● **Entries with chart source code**
**********

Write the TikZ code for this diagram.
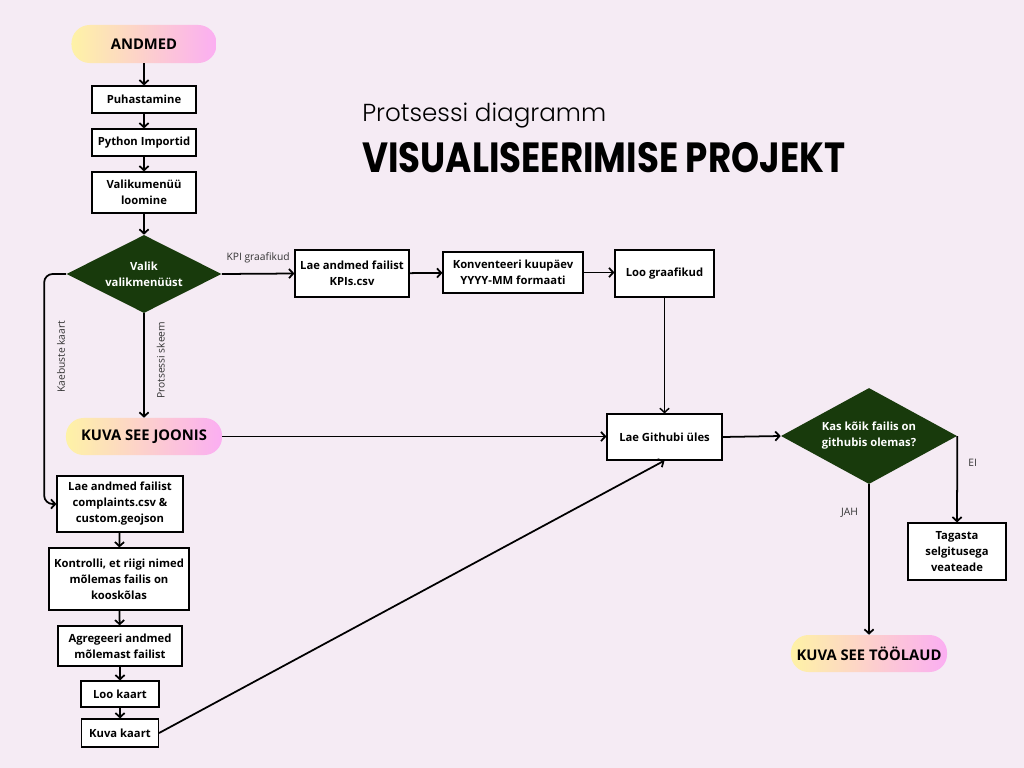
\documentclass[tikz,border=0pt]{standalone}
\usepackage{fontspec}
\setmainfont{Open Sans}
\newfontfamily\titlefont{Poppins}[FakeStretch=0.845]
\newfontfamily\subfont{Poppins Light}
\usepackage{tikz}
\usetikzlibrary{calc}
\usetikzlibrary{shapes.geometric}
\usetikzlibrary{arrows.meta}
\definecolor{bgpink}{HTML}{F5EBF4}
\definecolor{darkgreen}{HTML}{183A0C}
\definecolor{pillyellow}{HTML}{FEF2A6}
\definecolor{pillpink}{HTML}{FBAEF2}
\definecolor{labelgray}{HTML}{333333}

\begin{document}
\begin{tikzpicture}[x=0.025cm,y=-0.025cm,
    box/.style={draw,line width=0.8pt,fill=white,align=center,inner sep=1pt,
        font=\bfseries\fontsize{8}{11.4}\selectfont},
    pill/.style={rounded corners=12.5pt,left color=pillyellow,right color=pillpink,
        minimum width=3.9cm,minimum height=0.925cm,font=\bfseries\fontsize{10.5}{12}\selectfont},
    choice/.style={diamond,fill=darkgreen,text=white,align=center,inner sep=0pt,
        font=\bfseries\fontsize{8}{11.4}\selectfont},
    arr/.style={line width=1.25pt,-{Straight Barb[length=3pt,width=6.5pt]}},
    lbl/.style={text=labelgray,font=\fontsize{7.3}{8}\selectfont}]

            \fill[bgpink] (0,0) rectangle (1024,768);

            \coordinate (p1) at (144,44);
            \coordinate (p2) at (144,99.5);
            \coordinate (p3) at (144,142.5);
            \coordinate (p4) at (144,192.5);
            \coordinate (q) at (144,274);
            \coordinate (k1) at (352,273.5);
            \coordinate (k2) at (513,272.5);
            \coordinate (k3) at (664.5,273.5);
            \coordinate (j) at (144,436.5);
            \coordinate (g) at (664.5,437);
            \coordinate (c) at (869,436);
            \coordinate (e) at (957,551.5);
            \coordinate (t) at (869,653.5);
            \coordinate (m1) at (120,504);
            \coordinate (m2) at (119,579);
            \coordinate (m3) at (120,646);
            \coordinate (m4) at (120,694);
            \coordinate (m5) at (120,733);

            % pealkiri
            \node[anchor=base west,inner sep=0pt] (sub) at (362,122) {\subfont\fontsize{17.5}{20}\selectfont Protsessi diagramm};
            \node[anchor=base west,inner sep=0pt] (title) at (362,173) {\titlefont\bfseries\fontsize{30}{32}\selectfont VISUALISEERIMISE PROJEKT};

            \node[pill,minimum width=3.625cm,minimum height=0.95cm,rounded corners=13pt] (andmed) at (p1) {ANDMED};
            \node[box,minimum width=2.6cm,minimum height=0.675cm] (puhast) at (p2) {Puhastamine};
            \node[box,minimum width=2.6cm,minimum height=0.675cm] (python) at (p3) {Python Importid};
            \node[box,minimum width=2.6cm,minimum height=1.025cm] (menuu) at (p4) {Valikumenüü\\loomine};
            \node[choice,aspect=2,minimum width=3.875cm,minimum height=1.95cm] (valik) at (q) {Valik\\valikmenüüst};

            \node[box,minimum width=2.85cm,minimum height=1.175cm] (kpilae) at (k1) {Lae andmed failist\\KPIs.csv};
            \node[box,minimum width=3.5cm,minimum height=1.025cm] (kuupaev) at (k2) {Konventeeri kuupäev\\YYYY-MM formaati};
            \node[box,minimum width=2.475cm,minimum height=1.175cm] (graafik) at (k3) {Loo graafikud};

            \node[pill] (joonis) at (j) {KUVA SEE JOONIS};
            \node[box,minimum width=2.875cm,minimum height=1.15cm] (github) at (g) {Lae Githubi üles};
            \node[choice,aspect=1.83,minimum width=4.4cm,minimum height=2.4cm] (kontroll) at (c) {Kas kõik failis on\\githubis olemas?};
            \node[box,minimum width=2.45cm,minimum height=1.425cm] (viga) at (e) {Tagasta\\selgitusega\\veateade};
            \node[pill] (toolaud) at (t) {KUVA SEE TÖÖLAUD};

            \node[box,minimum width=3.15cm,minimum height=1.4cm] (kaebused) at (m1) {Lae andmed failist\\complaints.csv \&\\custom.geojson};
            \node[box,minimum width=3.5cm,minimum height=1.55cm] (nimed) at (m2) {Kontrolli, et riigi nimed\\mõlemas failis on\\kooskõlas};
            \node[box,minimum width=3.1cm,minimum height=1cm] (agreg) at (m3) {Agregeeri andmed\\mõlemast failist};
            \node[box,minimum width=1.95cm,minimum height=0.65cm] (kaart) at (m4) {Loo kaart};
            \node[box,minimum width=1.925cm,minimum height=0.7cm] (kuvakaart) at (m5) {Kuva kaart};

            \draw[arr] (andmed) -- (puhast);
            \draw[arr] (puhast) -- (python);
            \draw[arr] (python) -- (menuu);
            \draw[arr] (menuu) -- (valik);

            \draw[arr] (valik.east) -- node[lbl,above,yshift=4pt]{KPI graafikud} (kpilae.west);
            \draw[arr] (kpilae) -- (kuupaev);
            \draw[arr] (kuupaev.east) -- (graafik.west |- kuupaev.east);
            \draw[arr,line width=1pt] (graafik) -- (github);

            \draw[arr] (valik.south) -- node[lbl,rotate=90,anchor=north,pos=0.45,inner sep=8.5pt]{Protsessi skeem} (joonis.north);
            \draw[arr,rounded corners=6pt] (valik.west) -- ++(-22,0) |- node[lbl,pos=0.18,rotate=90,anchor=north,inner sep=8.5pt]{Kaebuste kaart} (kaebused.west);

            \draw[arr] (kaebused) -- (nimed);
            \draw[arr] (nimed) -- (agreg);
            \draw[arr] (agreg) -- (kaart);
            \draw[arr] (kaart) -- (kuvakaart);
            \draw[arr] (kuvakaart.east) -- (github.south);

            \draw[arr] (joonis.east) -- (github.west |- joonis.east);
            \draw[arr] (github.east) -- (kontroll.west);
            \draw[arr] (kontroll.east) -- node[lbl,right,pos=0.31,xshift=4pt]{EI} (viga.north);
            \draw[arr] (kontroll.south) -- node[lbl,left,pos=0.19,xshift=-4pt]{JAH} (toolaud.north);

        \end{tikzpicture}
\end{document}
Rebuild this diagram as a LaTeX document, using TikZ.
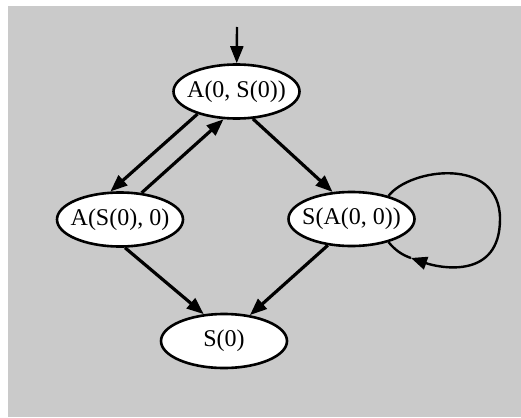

**********

● **Problem details**
What you return should match the records above word for word, minus the pictures.

● **Full output**
Write the TikZ code for this diagram.
\documentclass[tikz,border=0pt]{standalone}
\usepackage{fontspec}
\setmainfont{Open Sans}
\newfontfamily\titlefont{Poppins}[FakeStretch=0.845]
\newfontfamily\subfont{Poppins Light}
\usepackage{tikz}
\usetikzlibrary{calc}
\usetikzlibrary{shapes.geometric}
\usetikzlibrary{arrows.meta}
\definecolor{bgpink}{HTML}{F5EBF4}
\definecolor{darkgreen}{HTML}{183A0C}
\definecolor{pillyellow}{HTML}{FEF2A6}
\definecolor{pillpink}{HTML}{FBAEF2}
\definecolor{labelgray}{HTML}{333333}

\begin{document}
\begin{tikzpicture}[x=0.025cm,y=-0.025cm,
    box/.style={draw,line width=0.8pt,fill=white,align=center,inner sep=1pt,
        font=\bfseries\fontsize{8}{11.4}\selectfont},
    pill/.style={rounded corners=12.5pt,left color=pillyellow,right color=pillpink,
        minimum width=3.9cm,minimum height=0.925cm,font=\bfseries\fontsize{10.5}{12}\selectfont},
    choice/.style={diamond,fill=darkgreen,text=white,align=center,inner sep=0pt,
        font=\bfseries\fontsize{8}{11.4}\selectfont},
    arr/.style={line width=1.25pt,-{Straight Barb[length=3pt,width=6.5pt]}},
    lbl/.style={text=labelgray,font=\fontsize{7.3}{8}\selectfont}]

            \fill[bgpink] (0,0) rectangle (1024,768);

            \coordinate (p1) at (144,44);
            \coordinate (p2) at (144,99.5);
            \coordinate (p3) at (144,142.5);
            \coordinate (p4) at (144,192.5);
            \coordinate (q) at (144,274);
            \coordinate (k1) at (352,273.5);
            \coordinate (k2) at (513,272.5);
            \coordinate (k3) at (664.5,273.5);
            \coordinate (j) at (144,436.5);
            \coordinate (g) at (664.5,437);
            \coordinate (c) at (869,436);
            \coordinate (e) at (957,551.5);
            \coordinate (t) at (869,653.5);
            \coordinate (m1) at (120,504);
            \coordinate (m2) at (119,579);
            \coordinate (m3) at (120,646);
            \coordinate (m4) at (120,694);
            \coordinate (m5) at (120,733);

            % pealkiri
            \node[anchor=base west,inner sep=0pt] (sub) at (362,122) {\subfont\fontsize{17.5}{20}\selectfont Protsessi diagramm};
            \node[anchor=base west,inner sep=0pt] (title) at (362,173) {\titlefont\bfseries\fontsize{30}{32}\selectfont VISUALISEERIMISE PROJEKT};

            \node[pill,minimum width=3.625cm,minimum height=0.95cm,rounded corners=13pt] (andmed) at (p1) {ANDMED};
            \node[box,minimum width=2.6cm,minimum height=0.675cm] (puhast) at (p2) {Puhastamine};
            \node[box,minimum width=2.6cm,minimum height=0.675cm] (python) at (p3) {Python Importid};
            \node[box,minimum width=2.6cm,minimum height=1.025cm] (menuu) at (p4) {Valikumenüü\\loomine};
            \node[choice,aspect=2,minimum width=3.875cm,minimum height=1.95cm] (valik) at (q) {Valik\\valikmenüüst};

            \node[box,minimum width=2.85cm,minimum height=1.175cm] (kpilae) at (k1) {Lae andmed failist\\KPIs.csv};
            \node[box,minimum width=3.5cm,minimum height=1.025cm] (kuupaev) at (k2) {Konventeeri kuupäev\\YYYY-MM formaati};
            \node[box,minimum width=2.475cm,minimum height=1.175cm] (graafik) at (k3) {Loo graafikud};

            \node[pill] (joonis) at (j) {KUVA SEE JOONIS};
            \node[box,minimum width=2.875cm,minimum height=1.15cm] (github) at (g) {Lae Githubi üles};
            \node[choice,aspect=1.83,minimum width=4.4cm,minimum height=2.4cm] (kontroll) at (c) {Kas kõik failis on\\githubis olemas?};
            \node[box,minimum width=2.45cm,minimum height=1.425cm] (viga) at (e) {Tagasta\\selgitusega\\veateade};
            \node[pill] (toolaud) at (t) {KUVA SEE TÖÖLAUD};

            \node[box,minimum width=3.15cm,minimum height=1.4cm] (kaebused) at (m1) {Lae andmed failist\\complaints.csv \&\\custom.geojson};
            \node[box,minimum width=3.5cm,minimum height=1.55cm] (nimed) at (m2) {Kontrolli, et riigi nimed\\mõlemas failis on\\kooskõlas};
            \node[box,minimum width=3.1cm,minimum height=1cm] (agreg) at (m3) {Agregeeri andmed\\mõlemast failist};
            \node[box,minimum width=1.95cm,minimum height=0.65cm] (kaart) at (m4) {Loo kaart};
            \node[box,minimum width=1.925cm,minimum height=0.7cm] (kuvakaart) at (m5) {Kuva kaart};

            \draw[arr] (andmed) -- (puhast);
            \draw[arr] (puhast) -- (python);
            \draw[arr] (python) -- (menuu);
            \draw[arr] (menuu) -- (valik);

            \draw[arr] (valik.east) -- node[lbl,above,yshift=4pt]{KPI graafikud} (kpilae.west);
            \draw[arr] (kpilae) -- (kuupaev);
            \draw[arr] (kuupaev.east) -- (graafik.west |- kuupaev.east);
            \draw[arr,line width=1pt] (graafik) -- (github);

            \draw[arr] (valik.south) -- node[lbl,rotate=90,anchor=north,pos=0.45,inner sep=8.5pt]{Protsessi skeem} (joonis.north);
            \draw[arr,rounded corners=6pt] (valik.west) -- ++(-22,0) |- node[lbl,pos=0.18,rotate=90,anchor=north,inner sep=8.5pt]{Kaebuste kaart} (kaebused.west);

            \draw[arr] (kaebused) -- (nimed);
            \draw[arr] (nimed) -- (agreg);
            \draw[arr] (agreg) -- (kaart);
            \draw[arr] (kaart) -- (kuvakaart);
            \draw[arr] (kuvakaart.east) -- (github.south);

            \draw[arr] (joonis.east) -- (github.west |- joonis.east);
            \draw[arr] (github.east) -- (kontroll.west);
            \draw[arr] (kontroll.east) -- node[lbl,right,pos=0.31,xshift=4pt]{EI} (viga.north);
            \draw[arr] (kontroll.south) -- node[lbl,left,pos=0.19,xshift=-4pt]{JAH} (toolaud.north);

        \end{tikzpicture}
\end{document}
Rebuild this diagram as a LaTeX document, using TikZ.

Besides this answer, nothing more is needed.